TASK TO COMPLETE
Pull out exactly the lines from the line containing "Recreate this image" to the line containing "const volTickLabels = ['0', '18.36万', '36.73万'];", both lines included, with pictures removed from the copy.

INPUT FOR THIS TASK
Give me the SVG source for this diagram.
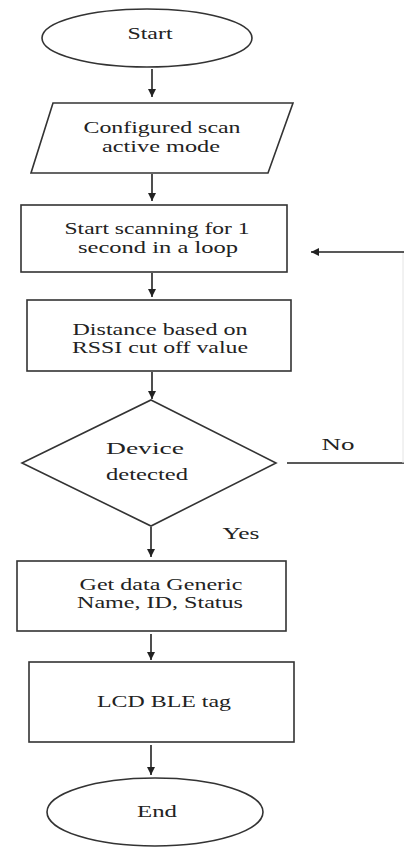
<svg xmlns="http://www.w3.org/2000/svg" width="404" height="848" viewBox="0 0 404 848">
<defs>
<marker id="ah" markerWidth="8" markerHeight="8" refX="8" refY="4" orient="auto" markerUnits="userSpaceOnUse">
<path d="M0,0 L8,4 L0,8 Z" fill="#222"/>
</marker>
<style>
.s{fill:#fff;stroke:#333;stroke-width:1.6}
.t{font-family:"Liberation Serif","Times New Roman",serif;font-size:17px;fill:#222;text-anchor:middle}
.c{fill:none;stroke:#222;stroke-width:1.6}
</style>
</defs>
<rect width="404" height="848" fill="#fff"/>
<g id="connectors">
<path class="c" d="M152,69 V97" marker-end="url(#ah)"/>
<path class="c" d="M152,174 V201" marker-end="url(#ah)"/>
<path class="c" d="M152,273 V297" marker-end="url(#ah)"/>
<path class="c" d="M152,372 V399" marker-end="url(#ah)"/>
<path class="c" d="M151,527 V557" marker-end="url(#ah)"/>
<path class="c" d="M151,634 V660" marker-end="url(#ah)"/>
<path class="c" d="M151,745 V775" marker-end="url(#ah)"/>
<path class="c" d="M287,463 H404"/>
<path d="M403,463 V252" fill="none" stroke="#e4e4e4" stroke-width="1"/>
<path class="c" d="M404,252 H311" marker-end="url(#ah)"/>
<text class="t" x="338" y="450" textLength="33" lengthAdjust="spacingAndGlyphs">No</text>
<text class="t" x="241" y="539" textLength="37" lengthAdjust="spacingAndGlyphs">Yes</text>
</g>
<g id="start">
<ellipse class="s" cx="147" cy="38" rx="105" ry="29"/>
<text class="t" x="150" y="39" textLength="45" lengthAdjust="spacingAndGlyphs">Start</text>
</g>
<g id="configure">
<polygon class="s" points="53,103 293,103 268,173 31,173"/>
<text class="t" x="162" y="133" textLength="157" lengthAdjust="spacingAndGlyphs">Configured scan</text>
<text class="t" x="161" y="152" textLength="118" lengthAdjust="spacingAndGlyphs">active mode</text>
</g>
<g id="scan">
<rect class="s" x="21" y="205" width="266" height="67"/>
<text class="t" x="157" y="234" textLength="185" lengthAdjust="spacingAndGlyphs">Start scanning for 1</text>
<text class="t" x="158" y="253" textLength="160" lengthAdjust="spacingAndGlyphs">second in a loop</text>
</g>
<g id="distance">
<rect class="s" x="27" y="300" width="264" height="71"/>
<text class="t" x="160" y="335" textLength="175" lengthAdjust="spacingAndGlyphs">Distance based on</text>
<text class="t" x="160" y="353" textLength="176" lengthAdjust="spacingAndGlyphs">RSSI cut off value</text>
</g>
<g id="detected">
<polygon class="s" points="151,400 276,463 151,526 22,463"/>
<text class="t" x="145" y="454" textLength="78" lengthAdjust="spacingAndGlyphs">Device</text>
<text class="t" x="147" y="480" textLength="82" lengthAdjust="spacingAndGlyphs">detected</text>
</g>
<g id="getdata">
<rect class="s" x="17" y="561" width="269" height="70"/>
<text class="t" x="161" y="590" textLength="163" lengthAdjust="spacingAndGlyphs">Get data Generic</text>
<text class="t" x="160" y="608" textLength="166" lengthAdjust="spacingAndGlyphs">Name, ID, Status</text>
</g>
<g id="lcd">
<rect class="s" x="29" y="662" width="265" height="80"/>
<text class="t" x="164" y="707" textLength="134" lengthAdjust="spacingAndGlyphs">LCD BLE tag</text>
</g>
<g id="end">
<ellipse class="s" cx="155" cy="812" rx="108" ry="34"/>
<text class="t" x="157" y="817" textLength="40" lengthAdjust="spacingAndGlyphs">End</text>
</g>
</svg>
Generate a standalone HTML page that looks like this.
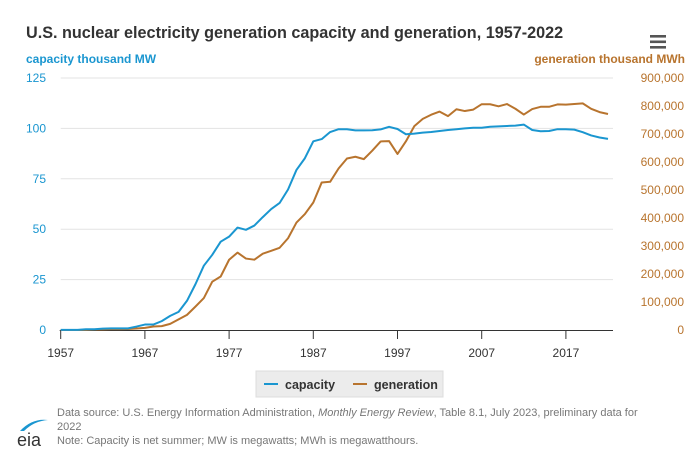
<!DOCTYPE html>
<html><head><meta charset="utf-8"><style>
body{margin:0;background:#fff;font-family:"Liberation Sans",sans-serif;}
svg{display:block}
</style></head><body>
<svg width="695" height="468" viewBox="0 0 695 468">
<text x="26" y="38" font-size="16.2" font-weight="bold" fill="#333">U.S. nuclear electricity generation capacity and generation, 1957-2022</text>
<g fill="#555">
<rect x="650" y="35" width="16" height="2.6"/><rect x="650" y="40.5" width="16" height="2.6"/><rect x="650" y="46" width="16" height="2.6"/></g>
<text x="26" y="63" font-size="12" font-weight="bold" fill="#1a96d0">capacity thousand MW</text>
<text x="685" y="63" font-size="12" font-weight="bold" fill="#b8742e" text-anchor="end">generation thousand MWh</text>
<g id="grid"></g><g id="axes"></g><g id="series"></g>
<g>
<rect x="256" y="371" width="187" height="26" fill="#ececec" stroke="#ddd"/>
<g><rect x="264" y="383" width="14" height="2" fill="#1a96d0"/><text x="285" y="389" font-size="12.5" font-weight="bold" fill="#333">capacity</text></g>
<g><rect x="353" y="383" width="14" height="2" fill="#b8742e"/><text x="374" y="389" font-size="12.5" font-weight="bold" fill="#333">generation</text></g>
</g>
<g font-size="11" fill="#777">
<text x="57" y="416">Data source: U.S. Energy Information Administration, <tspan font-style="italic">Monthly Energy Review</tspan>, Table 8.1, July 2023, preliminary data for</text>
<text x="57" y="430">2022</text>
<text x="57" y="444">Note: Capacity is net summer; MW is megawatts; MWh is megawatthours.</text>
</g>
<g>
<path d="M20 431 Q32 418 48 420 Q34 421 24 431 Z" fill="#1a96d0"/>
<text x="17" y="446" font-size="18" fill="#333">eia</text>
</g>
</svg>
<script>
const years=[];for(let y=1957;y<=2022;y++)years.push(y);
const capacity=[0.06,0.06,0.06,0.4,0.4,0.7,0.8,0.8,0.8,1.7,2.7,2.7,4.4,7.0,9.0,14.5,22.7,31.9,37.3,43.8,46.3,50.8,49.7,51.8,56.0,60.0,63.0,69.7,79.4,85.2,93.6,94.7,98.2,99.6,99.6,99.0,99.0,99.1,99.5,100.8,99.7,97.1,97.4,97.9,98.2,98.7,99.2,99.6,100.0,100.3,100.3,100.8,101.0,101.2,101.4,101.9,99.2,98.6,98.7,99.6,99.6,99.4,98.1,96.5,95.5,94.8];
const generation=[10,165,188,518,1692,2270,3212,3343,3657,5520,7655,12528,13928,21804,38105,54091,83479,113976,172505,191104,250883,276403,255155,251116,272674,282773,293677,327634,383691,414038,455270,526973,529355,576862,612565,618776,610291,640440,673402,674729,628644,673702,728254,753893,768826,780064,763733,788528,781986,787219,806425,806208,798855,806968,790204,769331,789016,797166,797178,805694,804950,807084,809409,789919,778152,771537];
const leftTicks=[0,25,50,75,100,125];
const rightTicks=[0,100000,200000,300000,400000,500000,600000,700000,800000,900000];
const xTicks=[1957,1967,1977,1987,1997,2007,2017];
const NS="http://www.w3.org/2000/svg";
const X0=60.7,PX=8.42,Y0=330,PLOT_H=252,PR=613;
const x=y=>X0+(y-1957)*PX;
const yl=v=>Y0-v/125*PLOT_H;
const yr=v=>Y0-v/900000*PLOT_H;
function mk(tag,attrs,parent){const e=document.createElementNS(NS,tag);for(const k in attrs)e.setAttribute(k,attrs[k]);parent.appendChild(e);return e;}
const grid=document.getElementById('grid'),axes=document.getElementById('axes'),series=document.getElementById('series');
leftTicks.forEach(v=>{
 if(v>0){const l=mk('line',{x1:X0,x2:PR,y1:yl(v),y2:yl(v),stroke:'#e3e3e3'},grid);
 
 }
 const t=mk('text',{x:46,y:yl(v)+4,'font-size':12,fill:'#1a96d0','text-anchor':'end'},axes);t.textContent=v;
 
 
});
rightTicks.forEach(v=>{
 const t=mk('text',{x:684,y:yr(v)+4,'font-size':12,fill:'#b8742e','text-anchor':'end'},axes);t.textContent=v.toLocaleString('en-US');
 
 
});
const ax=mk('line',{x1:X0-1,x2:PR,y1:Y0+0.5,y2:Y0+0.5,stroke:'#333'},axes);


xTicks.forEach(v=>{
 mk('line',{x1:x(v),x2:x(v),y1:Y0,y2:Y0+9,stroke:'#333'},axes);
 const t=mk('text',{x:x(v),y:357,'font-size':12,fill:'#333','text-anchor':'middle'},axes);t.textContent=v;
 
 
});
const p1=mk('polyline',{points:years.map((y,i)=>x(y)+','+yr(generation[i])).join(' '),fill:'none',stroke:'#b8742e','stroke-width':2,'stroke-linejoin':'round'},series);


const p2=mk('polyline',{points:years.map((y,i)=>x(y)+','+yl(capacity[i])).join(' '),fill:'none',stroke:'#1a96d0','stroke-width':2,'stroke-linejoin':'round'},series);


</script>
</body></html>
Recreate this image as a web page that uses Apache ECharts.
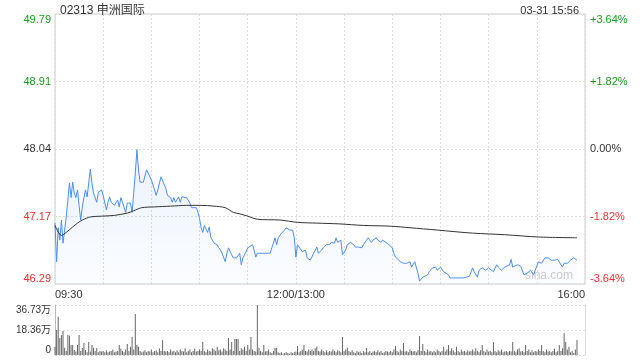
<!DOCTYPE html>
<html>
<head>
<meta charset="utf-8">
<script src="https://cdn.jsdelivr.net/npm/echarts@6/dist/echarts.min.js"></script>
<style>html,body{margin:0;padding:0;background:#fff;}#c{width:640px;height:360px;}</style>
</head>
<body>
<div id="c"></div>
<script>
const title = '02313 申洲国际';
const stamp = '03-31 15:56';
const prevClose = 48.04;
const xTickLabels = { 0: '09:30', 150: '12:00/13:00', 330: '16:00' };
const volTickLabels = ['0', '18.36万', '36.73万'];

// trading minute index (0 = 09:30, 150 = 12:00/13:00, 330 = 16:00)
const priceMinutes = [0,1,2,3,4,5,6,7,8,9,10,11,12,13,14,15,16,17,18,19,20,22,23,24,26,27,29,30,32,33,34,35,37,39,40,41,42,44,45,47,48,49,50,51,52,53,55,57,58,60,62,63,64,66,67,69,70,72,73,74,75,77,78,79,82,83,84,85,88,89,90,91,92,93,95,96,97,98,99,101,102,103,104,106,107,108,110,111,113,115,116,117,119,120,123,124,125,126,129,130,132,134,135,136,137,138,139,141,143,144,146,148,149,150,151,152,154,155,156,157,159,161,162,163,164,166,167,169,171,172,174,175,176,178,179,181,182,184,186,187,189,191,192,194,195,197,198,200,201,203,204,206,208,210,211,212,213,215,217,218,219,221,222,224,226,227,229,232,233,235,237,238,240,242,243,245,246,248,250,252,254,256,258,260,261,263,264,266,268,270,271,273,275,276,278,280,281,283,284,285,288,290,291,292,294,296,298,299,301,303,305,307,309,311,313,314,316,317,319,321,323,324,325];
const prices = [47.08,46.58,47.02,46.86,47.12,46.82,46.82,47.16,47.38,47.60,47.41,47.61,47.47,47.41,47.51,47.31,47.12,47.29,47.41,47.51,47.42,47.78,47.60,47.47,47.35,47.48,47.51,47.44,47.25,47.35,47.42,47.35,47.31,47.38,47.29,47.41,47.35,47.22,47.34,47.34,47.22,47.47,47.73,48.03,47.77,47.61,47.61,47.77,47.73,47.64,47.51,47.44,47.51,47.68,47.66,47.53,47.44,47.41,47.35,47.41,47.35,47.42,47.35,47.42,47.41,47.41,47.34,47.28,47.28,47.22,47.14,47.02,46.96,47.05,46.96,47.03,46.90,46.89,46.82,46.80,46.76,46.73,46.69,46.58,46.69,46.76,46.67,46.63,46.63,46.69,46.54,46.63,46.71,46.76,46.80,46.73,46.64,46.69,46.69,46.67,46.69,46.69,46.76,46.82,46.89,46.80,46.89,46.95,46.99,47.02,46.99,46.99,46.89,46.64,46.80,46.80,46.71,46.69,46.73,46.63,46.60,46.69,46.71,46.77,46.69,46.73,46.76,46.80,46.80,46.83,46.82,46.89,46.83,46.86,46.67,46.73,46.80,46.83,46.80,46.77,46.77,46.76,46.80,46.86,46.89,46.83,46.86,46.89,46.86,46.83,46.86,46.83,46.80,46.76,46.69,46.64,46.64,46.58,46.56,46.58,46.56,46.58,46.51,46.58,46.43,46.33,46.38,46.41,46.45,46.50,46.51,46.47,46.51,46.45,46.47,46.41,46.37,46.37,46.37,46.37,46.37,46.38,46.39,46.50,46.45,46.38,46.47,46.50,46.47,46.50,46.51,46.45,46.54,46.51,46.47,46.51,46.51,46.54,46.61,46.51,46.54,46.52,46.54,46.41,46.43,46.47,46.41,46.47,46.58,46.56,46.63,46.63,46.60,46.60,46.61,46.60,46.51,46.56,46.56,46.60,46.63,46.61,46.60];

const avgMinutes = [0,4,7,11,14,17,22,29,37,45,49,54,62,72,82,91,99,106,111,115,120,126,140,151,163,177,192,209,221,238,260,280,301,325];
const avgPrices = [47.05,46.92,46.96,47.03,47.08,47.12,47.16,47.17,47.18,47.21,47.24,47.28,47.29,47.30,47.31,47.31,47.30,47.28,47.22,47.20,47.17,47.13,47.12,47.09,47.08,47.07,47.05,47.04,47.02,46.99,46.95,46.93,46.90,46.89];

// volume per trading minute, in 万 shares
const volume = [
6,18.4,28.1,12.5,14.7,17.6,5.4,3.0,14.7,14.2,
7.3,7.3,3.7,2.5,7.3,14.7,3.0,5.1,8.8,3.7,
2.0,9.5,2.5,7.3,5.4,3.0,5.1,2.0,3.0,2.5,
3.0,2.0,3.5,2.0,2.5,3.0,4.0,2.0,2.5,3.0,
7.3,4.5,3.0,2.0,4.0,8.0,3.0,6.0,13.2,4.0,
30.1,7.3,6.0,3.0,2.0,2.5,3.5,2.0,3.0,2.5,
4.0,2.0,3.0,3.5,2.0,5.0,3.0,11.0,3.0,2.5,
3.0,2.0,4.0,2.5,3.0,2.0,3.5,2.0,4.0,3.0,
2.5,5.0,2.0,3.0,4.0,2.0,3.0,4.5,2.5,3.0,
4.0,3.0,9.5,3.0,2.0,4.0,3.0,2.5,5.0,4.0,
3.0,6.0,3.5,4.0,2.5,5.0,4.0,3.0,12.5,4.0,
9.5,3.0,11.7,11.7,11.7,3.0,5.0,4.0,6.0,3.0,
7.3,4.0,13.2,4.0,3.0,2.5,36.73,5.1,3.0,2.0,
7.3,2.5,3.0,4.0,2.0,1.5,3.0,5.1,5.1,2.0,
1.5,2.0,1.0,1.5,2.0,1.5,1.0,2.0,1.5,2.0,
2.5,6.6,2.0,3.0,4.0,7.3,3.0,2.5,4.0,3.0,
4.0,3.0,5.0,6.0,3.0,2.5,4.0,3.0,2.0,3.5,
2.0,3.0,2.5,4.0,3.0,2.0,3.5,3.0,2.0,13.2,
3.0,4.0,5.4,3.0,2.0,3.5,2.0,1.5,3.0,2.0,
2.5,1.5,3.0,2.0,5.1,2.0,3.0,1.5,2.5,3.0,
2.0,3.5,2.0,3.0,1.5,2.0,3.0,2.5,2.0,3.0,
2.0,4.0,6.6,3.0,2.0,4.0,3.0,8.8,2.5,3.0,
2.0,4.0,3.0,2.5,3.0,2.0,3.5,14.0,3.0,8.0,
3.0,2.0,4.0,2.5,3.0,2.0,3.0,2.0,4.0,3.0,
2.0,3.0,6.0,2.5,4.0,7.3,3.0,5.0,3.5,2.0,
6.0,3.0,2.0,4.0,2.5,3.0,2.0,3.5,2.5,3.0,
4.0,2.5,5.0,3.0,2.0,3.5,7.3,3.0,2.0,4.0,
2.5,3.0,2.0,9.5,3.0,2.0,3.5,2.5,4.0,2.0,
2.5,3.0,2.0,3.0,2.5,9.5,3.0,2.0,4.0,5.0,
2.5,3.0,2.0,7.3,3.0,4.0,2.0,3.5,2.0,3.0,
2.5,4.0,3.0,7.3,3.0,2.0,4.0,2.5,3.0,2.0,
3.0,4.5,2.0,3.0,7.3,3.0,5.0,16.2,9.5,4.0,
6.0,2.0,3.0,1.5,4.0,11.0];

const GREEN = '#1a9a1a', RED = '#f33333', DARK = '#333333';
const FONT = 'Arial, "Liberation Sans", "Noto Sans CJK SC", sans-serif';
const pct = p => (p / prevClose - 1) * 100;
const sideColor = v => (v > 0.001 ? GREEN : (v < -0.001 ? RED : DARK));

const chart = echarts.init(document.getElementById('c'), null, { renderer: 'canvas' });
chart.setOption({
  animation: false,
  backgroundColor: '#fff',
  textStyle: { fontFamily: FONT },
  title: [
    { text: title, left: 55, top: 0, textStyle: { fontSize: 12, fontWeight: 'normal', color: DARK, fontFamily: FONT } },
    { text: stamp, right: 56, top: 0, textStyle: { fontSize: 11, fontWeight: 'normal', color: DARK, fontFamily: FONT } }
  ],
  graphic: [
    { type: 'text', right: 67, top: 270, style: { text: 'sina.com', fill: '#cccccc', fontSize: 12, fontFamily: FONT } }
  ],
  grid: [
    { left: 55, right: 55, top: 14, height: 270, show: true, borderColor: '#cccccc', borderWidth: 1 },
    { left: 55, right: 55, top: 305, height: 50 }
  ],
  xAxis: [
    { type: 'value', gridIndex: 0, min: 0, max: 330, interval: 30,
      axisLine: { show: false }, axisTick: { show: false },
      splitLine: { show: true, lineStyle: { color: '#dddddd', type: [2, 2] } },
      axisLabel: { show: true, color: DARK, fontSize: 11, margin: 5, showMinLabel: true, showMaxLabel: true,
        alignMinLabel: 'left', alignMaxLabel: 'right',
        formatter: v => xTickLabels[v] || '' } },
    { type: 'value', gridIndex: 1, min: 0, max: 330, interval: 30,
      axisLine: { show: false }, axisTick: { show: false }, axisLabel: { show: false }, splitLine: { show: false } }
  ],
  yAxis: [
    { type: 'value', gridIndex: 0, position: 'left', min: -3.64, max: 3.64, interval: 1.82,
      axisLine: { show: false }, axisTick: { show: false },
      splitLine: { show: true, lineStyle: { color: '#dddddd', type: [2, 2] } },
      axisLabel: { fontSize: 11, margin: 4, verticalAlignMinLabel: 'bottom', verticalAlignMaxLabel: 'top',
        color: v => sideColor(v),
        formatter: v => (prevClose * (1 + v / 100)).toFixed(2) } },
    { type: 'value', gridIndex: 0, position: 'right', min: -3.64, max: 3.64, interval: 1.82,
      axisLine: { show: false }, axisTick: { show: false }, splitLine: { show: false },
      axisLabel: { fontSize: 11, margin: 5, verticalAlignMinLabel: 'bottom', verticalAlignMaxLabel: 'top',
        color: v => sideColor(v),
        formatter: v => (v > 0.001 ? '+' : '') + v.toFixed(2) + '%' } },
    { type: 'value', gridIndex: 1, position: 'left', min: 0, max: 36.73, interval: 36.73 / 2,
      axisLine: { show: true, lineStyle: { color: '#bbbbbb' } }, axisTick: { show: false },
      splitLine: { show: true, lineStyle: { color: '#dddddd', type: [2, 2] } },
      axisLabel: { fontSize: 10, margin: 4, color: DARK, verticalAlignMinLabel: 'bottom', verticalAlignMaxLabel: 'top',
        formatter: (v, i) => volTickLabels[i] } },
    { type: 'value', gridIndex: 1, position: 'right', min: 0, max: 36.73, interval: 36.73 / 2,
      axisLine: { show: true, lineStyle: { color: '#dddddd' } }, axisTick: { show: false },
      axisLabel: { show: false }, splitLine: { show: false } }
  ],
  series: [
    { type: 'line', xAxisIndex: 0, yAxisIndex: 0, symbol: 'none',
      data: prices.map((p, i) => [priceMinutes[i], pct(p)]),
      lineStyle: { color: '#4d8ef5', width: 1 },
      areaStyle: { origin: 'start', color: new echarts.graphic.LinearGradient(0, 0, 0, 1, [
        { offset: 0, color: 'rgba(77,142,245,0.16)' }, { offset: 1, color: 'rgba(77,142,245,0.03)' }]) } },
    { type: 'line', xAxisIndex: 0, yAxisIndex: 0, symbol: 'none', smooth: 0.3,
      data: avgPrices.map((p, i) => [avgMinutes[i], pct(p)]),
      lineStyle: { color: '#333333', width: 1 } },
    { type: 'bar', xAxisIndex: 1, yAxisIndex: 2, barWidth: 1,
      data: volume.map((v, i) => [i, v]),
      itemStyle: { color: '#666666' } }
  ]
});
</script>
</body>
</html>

ANSWER IN FULL
Recreate this image as a web page that uses Apache ECharts.
<!DOCTYPE html>
<html>
<head>
<meta charset="utf-8">
<script src="https://cdn.jsdelivr.net/npm/echarts@6/dist/echarts.min.js"></script>
<style>html,body{margin:0;padding:0;background:#fff;}#c{width:640px;height:360px;}</style>
</head>
<body>
<div id="c"></div>
<script>
const title = '02313 申洲国际';
const stamp = '03-31 15:56';
const prevClose = 48.04;
const xTickLabels = { 0: '09:30', 150: '12:00/13:00', 330: '16:00' };
const volTickLabels = ['0', '18.36万', '36.73万'];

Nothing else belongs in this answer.